Wednesday's "In the Kitchen" contestant was food/lifestyle blogger Wayne Johnson. His blog can be found at waynesweekend.com. He took our challenge last year - and we loved him so much, we had to bring him back. His extensive knowledge and passion for food makes him a perfect choice.
We set out Alessi products that must be used, one protein and some kitchen staples - then Wayne worked her magic.
Our Friends at Alessi sent Wayne and a lucky member of our studio audience home with a gift basket of goodies. Visit their website for all the Alessi products: http://alessifoods.com/
Wayne's products were:
-Alessi Bread Crumbs
-Alessi Kale Pesto
-Alessi Strained Tomatoes
Chicken Milanese Sandwiches
with an herb infused tomato sauce, mozzarella and fresh basil
4 Thinly Sliced Chicken Breasts, about 1lb total
2 Lg Eggs
1 cu All Purpose Flour
1 1/2 cu Alessi Seasoned Bread Crumbs with Pecorino Romano Cheese
1 tbl Dried Oregano
1 tsp Salt
1/2 tsp Pepper
Fresh Mozzarella Balls, about 3/4lb, thinly sliced
12-14 medium sized Fresh Basil Leaves, stems trimmed
1 med Onion, chopped
1 sm Green Pepper, chopped
2 cloves Garlic, peeled and minced
1 1/2 cu Alessi Strained Tomoatoes
1 Lg Baguette or smaller individual loaves
Rinse chicken breasts slices and pat dry. Season with salt and pepper and set aside. Place flour in a large bowl or flat plate. Place eggs in a medium sized bowl and whisk until blended. Place bread crumbs in a third large bowl or flat plate.
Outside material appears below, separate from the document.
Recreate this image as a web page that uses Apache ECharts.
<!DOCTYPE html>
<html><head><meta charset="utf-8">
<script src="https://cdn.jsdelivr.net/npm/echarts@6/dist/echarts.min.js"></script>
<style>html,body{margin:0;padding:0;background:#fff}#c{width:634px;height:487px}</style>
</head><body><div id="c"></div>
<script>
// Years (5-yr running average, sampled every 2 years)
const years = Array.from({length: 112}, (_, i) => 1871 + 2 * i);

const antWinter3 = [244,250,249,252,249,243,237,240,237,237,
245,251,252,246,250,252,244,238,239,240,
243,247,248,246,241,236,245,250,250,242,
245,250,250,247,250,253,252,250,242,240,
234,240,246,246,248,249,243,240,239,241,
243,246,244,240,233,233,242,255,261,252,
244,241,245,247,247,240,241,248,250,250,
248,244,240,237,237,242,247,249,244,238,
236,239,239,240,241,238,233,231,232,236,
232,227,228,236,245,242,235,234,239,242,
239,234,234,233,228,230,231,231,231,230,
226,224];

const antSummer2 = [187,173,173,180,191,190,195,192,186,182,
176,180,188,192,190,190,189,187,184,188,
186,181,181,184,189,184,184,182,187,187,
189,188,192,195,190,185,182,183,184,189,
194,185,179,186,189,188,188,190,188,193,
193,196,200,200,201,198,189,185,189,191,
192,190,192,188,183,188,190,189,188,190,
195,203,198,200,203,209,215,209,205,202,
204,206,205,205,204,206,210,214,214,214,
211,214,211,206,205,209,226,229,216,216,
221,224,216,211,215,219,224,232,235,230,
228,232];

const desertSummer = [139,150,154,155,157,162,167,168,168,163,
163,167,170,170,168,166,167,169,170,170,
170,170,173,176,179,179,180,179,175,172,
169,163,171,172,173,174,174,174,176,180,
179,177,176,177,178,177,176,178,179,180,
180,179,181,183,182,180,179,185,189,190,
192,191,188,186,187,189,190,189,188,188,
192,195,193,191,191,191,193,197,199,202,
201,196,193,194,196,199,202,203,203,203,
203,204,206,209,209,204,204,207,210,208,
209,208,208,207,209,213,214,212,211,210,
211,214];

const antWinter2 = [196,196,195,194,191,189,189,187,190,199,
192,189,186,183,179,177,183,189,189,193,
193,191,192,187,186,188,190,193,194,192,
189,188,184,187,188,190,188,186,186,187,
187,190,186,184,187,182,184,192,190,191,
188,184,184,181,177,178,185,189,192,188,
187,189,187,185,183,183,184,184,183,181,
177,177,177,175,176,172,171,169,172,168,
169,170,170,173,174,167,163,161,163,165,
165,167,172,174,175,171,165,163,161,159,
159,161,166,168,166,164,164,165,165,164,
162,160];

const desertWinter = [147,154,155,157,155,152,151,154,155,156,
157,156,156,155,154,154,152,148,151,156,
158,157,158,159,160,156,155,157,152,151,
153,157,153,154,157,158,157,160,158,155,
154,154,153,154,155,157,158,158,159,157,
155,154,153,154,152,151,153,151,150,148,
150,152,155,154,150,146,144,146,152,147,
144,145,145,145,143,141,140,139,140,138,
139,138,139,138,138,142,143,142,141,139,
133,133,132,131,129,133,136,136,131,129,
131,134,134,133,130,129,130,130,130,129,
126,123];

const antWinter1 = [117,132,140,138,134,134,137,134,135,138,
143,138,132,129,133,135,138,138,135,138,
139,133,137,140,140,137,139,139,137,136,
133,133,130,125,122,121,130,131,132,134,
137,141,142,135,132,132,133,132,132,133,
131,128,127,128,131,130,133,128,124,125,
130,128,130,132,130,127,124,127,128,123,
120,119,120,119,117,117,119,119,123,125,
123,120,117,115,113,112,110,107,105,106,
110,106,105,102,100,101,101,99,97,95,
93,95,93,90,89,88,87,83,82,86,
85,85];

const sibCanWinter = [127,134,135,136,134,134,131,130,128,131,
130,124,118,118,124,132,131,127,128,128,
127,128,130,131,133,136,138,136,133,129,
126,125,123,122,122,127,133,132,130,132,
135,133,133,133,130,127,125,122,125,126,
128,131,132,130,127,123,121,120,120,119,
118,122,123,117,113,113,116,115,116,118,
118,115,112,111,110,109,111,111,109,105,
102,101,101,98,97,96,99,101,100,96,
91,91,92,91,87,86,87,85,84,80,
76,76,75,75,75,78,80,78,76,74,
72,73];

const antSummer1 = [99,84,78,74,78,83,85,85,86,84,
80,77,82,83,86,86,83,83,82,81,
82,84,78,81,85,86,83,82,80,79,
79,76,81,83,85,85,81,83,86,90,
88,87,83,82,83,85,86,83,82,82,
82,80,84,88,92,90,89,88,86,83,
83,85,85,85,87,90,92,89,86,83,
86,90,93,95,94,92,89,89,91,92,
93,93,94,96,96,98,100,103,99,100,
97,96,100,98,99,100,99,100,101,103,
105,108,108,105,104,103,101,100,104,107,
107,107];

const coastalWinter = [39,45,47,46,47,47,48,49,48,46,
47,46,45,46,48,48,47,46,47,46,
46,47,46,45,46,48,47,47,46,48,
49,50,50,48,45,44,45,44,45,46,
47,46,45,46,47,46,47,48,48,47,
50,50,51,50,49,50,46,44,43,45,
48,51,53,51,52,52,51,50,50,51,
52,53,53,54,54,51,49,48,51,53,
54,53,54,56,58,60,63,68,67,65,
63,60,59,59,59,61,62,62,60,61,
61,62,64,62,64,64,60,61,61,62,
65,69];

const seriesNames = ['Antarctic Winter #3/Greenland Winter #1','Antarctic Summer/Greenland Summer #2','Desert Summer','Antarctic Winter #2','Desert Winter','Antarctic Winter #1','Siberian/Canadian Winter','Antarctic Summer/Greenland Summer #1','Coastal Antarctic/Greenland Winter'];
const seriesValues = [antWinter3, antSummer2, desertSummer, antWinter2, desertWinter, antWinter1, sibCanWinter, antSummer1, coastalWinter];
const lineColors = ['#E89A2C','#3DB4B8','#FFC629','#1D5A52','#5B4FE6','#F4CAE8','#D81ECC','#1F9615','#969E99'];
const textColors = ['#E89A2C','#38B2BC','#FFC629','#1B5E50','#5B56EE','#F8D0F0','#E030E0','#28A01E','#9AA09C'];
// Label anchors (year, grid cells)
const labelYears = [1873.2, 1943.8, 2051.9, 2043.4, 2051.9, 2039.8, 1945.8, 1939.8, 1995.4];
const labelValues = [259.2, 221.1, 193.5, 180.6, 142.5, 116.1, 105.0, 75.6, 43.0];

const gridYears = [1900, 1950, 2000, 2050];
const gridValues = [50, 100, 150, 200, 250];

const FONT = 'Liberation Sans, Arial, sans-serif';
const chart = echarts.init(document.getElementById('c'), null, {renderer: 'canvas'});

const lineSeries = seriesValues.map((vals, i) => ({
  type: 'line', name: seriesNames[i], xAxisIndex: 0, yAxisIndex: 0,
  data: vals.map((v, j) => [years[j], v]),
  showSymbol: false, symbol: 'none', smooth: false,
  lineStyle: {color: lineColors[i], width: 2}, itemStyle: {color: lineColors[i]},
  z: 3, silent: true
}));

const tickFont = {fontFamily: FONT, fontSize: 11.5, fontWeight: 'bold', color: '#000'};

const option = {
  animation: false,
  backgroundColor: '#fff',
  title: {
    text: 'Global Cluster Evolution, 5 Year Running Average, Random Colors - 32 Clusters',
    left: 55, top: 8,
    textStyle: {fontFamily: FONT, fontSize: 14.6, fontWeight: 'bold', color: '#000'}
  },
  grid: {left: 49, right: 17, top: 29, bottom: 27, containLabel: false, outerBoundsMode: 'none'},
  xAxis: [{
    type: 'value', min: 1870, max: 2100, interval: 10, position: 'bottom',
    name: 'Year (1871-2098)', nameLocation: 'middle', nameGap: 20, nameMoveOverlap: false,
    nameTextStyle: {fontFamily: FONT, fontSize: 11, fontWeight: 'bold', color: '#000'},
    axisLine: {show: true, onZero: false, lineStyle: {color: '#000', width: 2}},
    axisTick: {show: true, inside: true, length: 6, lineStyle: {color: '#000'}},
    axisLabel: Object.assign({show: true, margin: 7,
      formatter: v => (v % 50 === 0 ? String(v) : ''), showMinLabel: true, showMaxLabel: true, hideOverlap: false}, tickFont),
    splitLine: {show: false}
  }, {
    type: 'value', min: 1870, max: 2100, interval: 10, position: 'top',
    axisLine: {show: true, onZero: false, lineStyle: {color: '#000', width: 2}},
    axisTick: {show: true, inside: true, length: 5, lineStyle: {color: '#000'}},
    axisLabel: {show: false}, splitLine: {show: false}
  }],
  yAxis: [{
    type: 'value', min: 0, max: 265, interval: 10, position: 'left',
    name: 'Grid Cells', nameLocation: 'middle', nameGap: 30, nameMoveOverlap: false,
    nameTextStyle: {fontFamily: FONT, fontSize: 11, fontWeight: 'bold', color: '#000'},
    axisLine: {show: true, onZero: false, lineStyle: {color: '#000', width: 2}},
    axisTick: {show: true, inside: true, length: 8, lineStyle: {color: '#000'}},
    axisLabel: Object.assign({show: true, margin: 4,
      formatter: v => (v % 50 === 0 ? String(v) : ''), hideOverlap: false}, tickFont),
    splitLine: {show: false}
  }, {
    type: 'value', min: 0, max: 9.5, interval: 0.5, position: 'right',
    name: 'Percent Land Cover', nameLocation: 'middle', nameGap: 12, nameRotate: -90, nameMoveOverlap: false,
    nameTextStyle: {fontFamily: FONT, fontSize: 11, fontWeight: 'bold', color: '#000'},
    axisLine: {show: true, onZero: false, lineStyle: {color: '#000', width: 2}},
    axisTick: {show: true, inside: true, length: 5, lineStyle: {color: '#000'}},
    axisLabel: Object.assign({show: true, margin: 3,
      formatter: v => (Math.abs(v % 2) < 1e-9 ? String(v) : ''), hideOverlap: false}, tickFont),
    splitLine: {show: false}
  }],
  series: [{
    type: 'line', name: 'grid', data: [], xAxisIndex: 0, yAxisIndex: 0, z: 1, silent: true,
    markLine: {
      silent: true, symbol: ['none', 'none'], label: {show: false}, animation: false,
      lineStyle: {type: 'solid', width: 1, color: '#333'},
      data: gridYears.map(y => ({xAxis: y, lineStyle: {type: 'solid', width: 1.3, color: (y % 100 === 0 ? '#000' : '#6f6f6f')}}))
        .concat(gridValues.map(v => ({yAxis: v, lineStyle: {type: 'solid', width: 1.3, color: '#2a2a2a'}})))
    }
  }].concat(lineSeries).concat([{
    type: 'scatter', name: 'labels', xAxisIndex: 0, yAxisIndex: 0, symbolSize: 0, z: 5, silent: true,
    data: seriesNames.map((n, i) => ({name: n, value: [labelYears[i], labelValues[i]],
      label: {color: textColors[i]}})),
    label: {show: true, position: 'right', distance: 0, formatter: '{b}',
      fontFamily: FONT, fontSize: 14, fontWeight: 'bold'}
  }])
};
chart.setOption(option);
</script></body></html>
Season bread crumbs with oregano and mix together. With each chicken breast, coat with flour and dust off any excess. Dip the breast in the egg mixture and then in the bread crumb mixture, coating all sides. Heat 3-4 tablespoons of olive oil in a large flat saucepan or skillet over medium heat until shimmering. Place chicken breasts in the pan and cook for about 7-8 minutes per side, being careful not to burn the coating. Remove to a paper towel lined plate or baking sheet.
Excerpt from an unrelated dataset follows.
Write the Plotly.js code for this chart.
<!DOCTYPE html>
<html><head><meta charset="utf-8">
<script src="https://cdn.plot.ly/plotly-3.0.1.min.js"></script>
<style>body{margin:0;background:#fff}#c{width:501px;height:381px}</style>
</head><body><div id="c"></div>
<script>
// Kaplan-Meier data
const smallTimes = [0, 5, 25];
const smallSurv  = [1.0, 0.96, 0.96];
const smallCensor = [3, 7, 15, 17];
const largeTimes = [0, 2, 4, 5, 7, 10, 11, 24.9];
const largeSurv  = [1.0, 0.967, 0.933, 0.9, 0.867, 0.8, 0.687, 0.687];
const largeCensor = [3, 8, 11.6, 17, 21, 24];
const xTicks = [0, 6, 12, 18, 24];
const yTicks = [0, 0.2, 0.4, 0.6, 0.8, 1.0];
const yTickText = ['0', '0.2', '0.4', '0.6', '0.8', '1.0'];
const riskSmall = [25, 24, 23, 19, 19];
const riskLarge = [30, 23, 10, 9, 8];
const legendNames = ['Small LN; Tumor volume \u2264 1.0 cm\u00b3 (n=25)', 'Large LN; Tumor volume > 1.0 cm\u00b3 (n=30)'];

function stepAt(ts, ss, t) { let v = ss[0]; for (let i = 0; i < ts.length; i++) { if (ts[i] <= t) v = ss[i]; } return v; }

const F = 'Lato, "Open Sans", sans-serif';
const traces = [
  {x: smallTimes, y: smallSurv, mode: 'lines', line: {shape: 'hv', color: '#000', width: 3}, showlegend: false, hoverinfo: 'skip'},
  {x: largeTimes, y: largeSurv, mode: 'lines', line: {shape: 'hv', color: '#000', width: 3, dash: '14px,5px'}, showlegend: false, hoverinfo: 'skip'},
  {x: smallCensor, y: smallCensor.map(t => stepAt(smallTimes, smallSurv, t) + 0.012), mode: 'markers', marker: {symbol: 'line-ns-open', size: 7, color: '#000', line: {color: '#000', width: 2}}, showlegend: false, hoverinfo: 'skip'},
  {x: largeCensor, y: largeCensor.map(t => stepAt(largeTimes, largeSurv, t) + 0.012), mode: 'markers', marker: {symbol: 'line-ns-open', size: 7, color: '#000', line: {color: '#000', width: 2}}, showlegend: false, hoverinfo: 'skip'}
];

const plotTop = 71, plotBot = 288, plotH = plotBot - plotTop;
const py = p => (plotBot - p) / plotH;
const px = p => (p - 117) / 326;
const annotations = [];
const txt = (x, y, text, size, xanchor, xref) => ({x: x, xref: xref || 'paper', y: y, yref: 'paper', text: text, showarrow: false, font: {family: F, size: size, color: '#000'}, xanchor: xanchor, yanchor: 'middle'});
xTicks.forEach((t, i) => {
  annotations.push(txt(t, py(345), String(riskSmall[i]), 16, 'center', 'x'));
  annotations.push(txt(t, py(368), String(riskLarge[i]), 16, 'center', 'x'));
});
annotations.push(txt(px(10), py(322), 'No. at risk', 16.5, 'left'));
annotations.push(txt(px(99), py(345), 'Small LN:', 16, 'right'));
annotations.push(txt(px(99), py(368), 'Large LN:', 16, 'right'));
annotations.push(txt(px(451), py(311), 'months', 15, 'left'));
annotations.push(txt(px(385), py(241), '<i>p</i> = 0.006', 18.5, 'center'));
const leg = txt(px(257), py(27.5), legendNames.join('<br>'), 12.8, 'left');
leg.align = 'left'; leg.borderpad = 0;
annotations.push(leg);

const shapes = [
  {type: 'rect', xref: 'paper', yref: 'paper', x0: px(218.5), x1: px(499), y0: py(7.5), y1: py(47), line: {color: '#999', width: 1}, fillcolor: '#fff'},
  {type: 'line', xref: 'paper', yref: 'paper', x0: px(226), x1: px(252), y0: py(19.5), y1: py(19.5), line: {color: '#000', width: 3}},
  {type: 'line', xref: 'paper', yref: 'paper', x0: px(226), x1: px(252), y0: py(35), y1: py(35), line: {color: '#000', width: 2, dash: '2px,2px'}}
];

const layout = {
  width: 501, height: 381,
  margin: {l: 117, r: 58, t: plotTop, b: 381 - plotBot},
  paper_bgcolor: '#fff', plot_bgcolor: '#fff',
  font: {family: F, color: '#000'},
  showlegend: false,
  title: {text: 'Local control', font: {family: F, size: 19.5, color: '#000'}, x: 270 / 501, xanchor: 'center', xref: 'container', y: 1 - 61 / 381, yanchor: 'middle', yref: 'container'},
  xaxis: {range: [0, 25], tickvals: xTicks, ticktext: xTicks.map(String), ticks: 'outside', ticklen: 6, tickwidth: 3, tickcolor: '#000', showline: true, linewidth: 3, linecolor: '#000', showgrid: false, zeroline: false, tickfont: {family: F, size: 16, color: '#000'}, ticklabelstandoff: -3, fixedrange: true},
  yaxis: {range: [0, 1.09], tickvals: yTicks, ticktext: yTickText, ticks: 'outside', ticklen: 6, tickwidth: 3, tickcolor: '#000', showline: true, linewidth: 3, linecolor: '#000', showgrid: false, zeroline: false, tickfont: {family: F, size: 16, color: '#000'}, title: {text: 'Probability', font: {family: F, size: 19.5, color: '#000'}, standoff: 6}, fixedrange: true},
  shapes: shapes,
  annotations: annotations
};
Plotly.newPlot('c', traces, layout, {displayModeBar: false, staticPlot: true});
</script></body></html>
While chicken is cooking, heat another tablespoon of olive oil over medium high heat. Add, onion, green pepper, and garlic and sauté until ingredients are tender, about 8 minutes. Add strained tomatoes and cook for an additional 5 minutes, stirring often. Remove from heat and carefully transfer ingredients to a blender and blend until smooth.
Slice bread lengthwise and cover both surfaces with a generous amount of the tomato sauce. Place remaining sauce in small bowls to accompany sandwiches on individual serving plates. Slice a chicken breast into pieces that will fit on the bread, if necessary, and layer them on the bottom slice of bread. Top chicken with slices of mozzarella and fresh basil. Cover sandwich with top slice of bread and serve.
An alternative to this dish is to eliminate the bread and simply place the chicken on a baking sheet, cover with a generous amount of tomato sauce and a few fresh basil leaves. Then top with mozzarella cheese and then place under a broiler until melted. Serve with additional tomato sauce on the side.
Farro, Cucumber and Tomato Salad
with lemon kale pesto dressing
1 cu Alessi Farro
2 cu Vegetable Stock
1 English Cucumber, medium diced
2 cu Grape Tomatoes, halved
1 pkg Crumbled Feta Cheese
1 scallion, thinly sliced, include portions of the green
1/4 cu Flat Leaf Parsley
1/2 tsp Salt
1/2 tsp Pepper
1 tbl Alessi Kale Pesto
1 tbl Fresh Lemon Juice
1 tbl Lemon Zest
1 tbl Balsamic Vinegar
Place farro and vegetable stock in a medium pot that has a tight fitting lid. Bring ingredients to a boil and then cover and reduce to a simmer for 20 minutes.
Place the cucumber, grape tomatoes, scallions, and feta cheese in a large bowl. Set aside. Separately, whisk together the pesto, lemon juice, lemon zest and balsamic vinegar in a medium sized bowl. Set aside
Once farro has cooked, pour it into a separate bowl and allow it to cool. Once cool, drain any extra liquid from the farro and add it to the cucumber mixture. Add dressing and flat leaf parsley. Toss to combine. Season with salt and pepper and serve.